For disk library , what type of disk policies is suitable for better read and write throughput :
Disk Caching
Read Policy
Write Policy
Enabled
Read Ahead
Write Back
Best answer by Onno van den Berg
I personally would set it to Write Through because once the first full have landed you will have benefit from deduplication resulting in much less writes. Doing so makes sure the data lands on the disks which is somewhat saver. Yes, it is somewhat slower but on backup I do not care so much because I prefer data integrity above write performance. In the end it all comes back to reads because once you have recover data then you want to have it back as fast as it can be!
We’re happy to provide additional assistance with troubleshooting the performance issues, but will need some log information to do so. Please let us know if we can be assistance.
Commvault’ s IO profile ranges from 40% read & 60% random during backup/restore operations.
As far as the recommended settings for the disk library, we would need to know the brand/model that you’re using to suggest recommendations. Also, things like raid configuration (if used), Commvault Version etc.
It will perform sequential read operations during recovery tasks. As @NVFD411 already suggested if you need more info then you will have to deliver more information. One thing to check on the storage is the read latency as well as disk utilization in case it is using spindles. As for the recommended configuration it all depends on the kind of disk controller/storage type. Disk caching however will not have a lot of effect.
I personally would set it to Write Through because once the first full have landed you will have benefit from deduplication resulting in much less writes. Doing so makes sure the data lands on the disks which is somewhat saver. Yes, it is somewhat slower but on backup I do not care so much because I prefer data integrity above write performance. In the end it all comes back to reads because once you have recover data then you want to have it back as fast as it can be!

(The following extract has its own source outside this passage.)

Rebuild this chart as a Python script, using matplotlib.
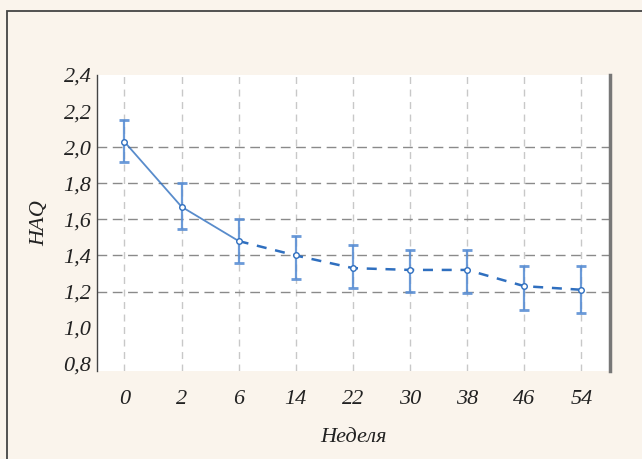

Yes, it is sequential but read ahead without having context with the data will not result in any benefit. This because in case deduplication is enabled hen it will write the unique data in a chunk file but there is a big chance that duplicate data is located in a different chunk file. so yes, the behavior is sequential but it doesn't mean Commvault will have to read all the data segments from the file.
Example: Commvault also offers read-ahead tweaks who offer similar functionality for a cloud library. Now we noticed during recovery operations that if you enable and tweak it aggressively that you will pull more more data from the cloud then required. We sometimes pulled over more than 150% of the amount of data for a particular restore.
Would be awesome if someone from engineering could bridge in here to verify if my dialog is correct and share additional information with us.